Piyasayı üretici, tüketici ve satıcı davranışlarının arz-talep dengesi olarak tarif edersek yanlış ifade etmemiş oluruz. Her bir kesim ayrı bir değere sahip olup aralarında ki ilişkiler sağlıklı olarak yürüdüğünde denge kurulmuş olacaktır. Taraflardan birisinin çerçevenin dışına çıkması durumunda bundan en fazla vatandaş mağdur olmaktadır.
Sacayağını oluşturan her üç kesimi dinlediğinizde her kesimin kendince haklı olduğunu görürsünüz. Aynı anda hepsinin haklı olması da mümkün olmadığına göre objektif olarak bir değerlendirme yapmak derin analizler gerektirmektedir.
Burada asıl aktör olan üretici çok fazla kazanamadığından şikâyet eder ki her daim haklıdır. Aracılar dolayısı ile son tüketiciye gelinceye kadar malın değeri katlanarak arttığı için bu durum üreticiyi rahatsız etmektedir. Tüketici de haklı olarak bu kadar aracı sonrasında malın katlanarak artmasından mustariptir. Geriye günah keçisi olarak aracı ve satıcılar kalmaktadır ki onlarda; maliyetlerin sürekli artmasından, işletme giderlerinden, ekonomik denge ve vergilerden konuya girerek listeyi sonsuza kadar uzatarak kendilerini savunurlar. Bu tartışmadan bir sonuç çıkarmak mümkün olmadığına göre bu kısır döngü bu şekilde sürüp gidecektir. “Böyle gelmiş, böyle gider” mantığı çerçevesinde vatandaşın kaderine razı olmaktan gayrı yapacak bir şeyi yoktur.

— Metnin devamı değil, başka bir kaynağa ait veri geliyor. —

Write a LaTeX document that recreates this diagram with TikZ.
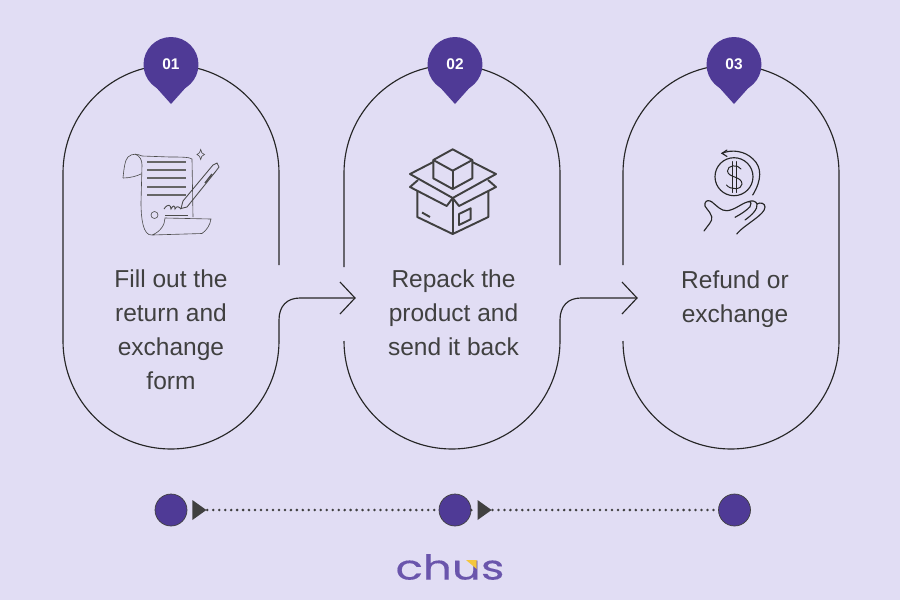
\documentclass[tikz,border=0pt]{standalone}
\usepackage{fontspec}
\usepackage{xcolor}
\setmainfont{Liberation Sans}
\newfontfamily\logofont[FakeBold=0.2]{Poppins}
\usetikzlibrary{shapes.geometric}
\definecolor{bgcol}{HTML}{E1DDF4}
\definecolor{pincol}{HTML}{4F3A96}
\definecolor{inkcol}{HTML}{404040}
\definecolor{logocol}{HTML}{6A55AC}
\definecolor{logotip}{HTML}{F4C63D}
\tikzset{
  outline/.style={draw=black!85,line width=0.65pt},
  pinhead/.style={circle,fill=pincol,minimum size=1.1cm,inner sep=0pt,text=white,font=\bfseries\fontsize{8.8}{10}\selectfont},
  steptext/.style={align=center,text=inkcol,font=\fontsize{13.95}{19.45}\selectfont},
  dotnode/.style={circle,fill=pincol,draw=inkcol,line width=0.4pt,minimum size=0.64cm,inner sep=0pt},
  tipnode/.style={isosceles triangle,isosceles triangle stretches,fill=inkcol,minimum width=0.4cm,minimum height=0.28cm,inner sep=0pt},
  dotline/.style={draw=inkcol,line width=1.6pt,line cap=round,dash pattern=on 0pt off 3.4pt},
  scroll/.style={draw=black!70,line width=0.35pt},
  boxline/.style={draw=inkcol,line width=1.1pt,line join=round},
  handline/.style={draw=black!85,line width=0.65pt,line cap=round}
}
\begin{document}
\begin{tikzpicture}[x=0.02cm,y=-0.02cm]
\useasboundingbox[fill=bgcol] (0,0) rectangle (900,600);
% the three outlines
\foreach \x/\ya/\yb in {63/341/265,344/267/265,623/265/341}
\draw[outline] (\x,\ya) -- (\x,173) .. controls (\x,113.4) and (\x+48.4,65) .. (\x+108,65)
  .. controls (\x+167.6,65) and (\x+216,113.4) .. (\x+216,173) -- (\x+216,\yb);
\foreach \x in {63,344,623}
\draw[outline] (\x,341) .. controls (\x,400.6) and (\x+48.4,449) .. (\x+108,449)
  .. controls (\x+167.6,449) and (\x+216,400.6) .. (\x+216,341);
% arrows between them
\coordinate (tipa) at (355,298);
\coordinate (tipb) at (637,298);
\draw[outline] (279,341) -- (279,320) .. controls (279,306) and (287,298) .. (300,298) -- (tipa);
\draw[outline] (560,341) -- (560,320) .. controls (560,306) and (568,298) .. (581,298) -- (tipb);
\draw[outline] ([shift={(-15,-16)}]tipa) -- (tipa) -- ([shift={(-15,16)}]tipa);
\draw[outline] ([shift={(-15,-16)}]tipb) -- (tipb) -- ([shift={(-15,16)}]tipb);
% pins
\foreach \x/\n in {171/01,455/02,734/03} {
\fill[pincol] (\x-17,85) -- (\x,104) -- (\x+17,85) -- cycle;
\node[pinhead] (pin\n) at (\x,64.5) {\n};
}
% labels
\node[steptext] (texta) at (171,329.5) {Fill out the\\return and\\exchange\\form};
\node[steptext] (textb) at (453.5,312.5) {Repack the\\product and\\send it back};
\node[steptext] (textc) at (735,299) {Refund or\\exchange};
% scroll
\draw[scroll] (123,178) .. controls (124,168) and (125,160) .. (128,157) .. controls (132,153) and (138,154) .. (142,156) -- (170,157) .. controls (180,157) and (190,157) .. (192,159) -- (193,217);
\draw[scroll] (123,178) .. controls (130,178) and (137,176) .. (141,174);
\draw[scroll] (135,154) .. controls (140,156) and (142,160) .. (142,165) -- (141,203) .. controls (141,218) and (143,236) .. (152,235) -- (202,233.5) .. controls (207,230) and (210,225) .. (211,219) -- (165,218) .. controls (165,225) and (160,232) .. (152,235);
\foreach \y in {162,170,178,187,195}
\draw[scroll,line width=0.6pt,black!60] (147,\y) -- (186,\y);
\draw[scroll] (165,215) -- (188,215);
\draw[scroll] (154.5,215) circle (3.5);
\draw[scroll,line width=0.5pt] (164,209) .. controls (168,203) and (171,205) .. (171,209) .. controls (173,205) and (175,205) .. (175,209) .. controls (177,205) and (179,207) .. (181,209);
\draw[scroll,line width=0.5pt] (181,208.5) -- (183,201) -- (213,165) -- (217,163) -- (219,167) -- (216,171) -- (187,207) -- cycle;
\draw[scroll,line width=0.8pt] (205,183) -- (212,174);
\draw[scroll] (200.7,149.5) .. controls (201,152) and (202,154) .. (204.5,154.5) .. controls (202,155) and (201,157) .. (200.7,159.5) .. controls (200.4,157) and (199,155) .. (197,154.5) .. controls (199,154) and (200.4,152) .. (200.7,149.5) -- cycle;
% box
\draw[boxline] (452.7,149.3) -- (472.3,160) -- (452.7,170.7) -- (433.3,160) -- cycle;
\draw[boxline] (433.3,160) -- (433.3,178.3) -- (452.7,189) -- (472.3,178.3) -- (472.3,160);
\draw[boxline] (452.7,170.7) -- (452.7,189);
\draw[boxline] (433.3,162) -- (410,174) -- (452.7,198) -- (496,174) -- (472.3,162);
\draw[boxline] (418,180) -- (410,187) -- (446.7,206) -- (452.7,198) -- (459,206) -- (496,187) -- (488,180);
\draw[boxline] (417.3,191) -- (417.3,217) -- (452.7,234) -- (488.3,217) -- (488.3,191);
\draw[boxline] (452.7,198) -- (452.7,234);
\draw[boxline] (422,212.5) -- (430,217);
\draw[boxline] (459,214) -- (470.7,208.3) -- (470.7,219.3) -- (459,225) -- cycle;
% coin and hand
\draw[handline] (734,176.7) circle (19);
\draw[handline] (752.7,195) .. controls (762,180) and (762,167) .. (753,159) .. controls (745,151) and (732,149) .. (722,153.3);
\draw[handline] (727,150) -- (722,153.3) -- (727,156.5);
\draw[handline,line width=0.55pt] (741,169) .. controls (738,164) and (727,165) .. (727.5,171) .. controls (728,178) and (742,176) .. (742,184) .. controls (742,190) and (730,190) .. (726.5,185);
\draw[handline,line width=0.55pt] (732,161.5) -- (732,192.5);
\draw[handline,line width=0.55pt] (736,161.5) -- (736,192.5);
\draw[handline] (704,231) .. controls (708,225) and (713,221) .. (711.7,216.7) .. controls (710,210) and (703,207) .. (705,203.3) .. controls (706,200) and (709,200) .. (712,202) .. controls (717,206) and (721,211) .. (727,210.7) .. controls (735,210) and (742,203) .. (748.3,201.7) .. controls (752,201) and (751,205) .. (750,206.7) .. controls (746,211) and (741,214) .. (735,217.3);
\draw[handline] (748.3,201.7) .. controls (752,200) and (756,201) .. (757,204) .. controls (758,209) and (752,215) .. (745,220);
\draw[handline] (757,204) .. controls (760,202) and (765,203) .. (765,207) .. controls (765,215) and (745,224) .. (736.7,234);
% timeline
\node[dotnode] (dota) at (171,510) {};
\node[dotnode] (dotb) at (455,510) {};
\node[dotnode] (dotc) at (734.5,510) {};
\node[tipnode] (tria) at (197.5,510) {};
\node[tipnode] (trib) at (482.7,510) {};
\draw[dotline] (tria.apex) -- (dotb.west);
\draw[dotline] (dotb.east) -- (trib.west);
\draw[dotline] (trib.apex) -- (dotc.west);
% logo
\node[xscale=1.32,text=logocol,inner sep=0pt,font=\logofont\fontsize{19.5}{24}\selectfont] (logo) at (450,567) {chus};
\fill[logotip] (466,560) -- (476.7,560) -- (476.7,569) -- cycle;
\end{tikzpicture}
\end{document}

Tüketici olarak vatandaşı avlamak için satıcılar da akla hayale gelmeyecek taktiklerle pastadan daha çok pay almanın peşindedirler. Birçok taktik, bilimsel olarak ortaya konan davranış bilimlerinin analizi sonrasında ortaya çıkmıştır. Amaç insanların daha fazla tüketerek alışveriş yapmalarını sağlamaktır. Maalesef birçok insan bu tuzağa düşmektedir. Bu taktiklerin algı oluşturma ve bilinci yanıltmaya yönelik psikolojik hilelerdir.
Mesela bunlardan birisi malın fiyatını daha ucuz olarak gösterme taktiğidir. Dolayısı bunun sonucu olarak 2 TL’lik bir malı 1,99 TL olarak fiyatlandırmak en çok kullanılan hilelerin başında gelmektedir. Böyle yapmakla aslında 2 TL olan bir ürünü 1 TL algısına sokarak algı oluşturulmaktadır. Bunun herkes yapıyor diye sizin de yapıyor olmanız doğru değildir. Bu savunma sizi kurtarmayacaktır. Bir şey yanlışsa çoğunluğun yapıyor olması bir savunma olamaz, etik değildir. Ticaret yapmak helal dairesinde meşrudur, fakat bunu aldatarak yapmak sizi çerçevenin dışına taşır ki kısa vadede kazandığınızı zannedersiniz fakat uzun vade de kaybeden siz olursunuz.
Sonuç olarak; “aldatan bizden değildir!” düsturu doğrultusunda inancımızın bu konuda ki ölçüsü oldukça nettir. Buna uyduğumuzda bu dünyanın ötesinde huzuru mahşerde de hesabımız kolay olacaktır. Aksi takdirde 1 kuruşun hesabını vermek kolay olmayacaktır.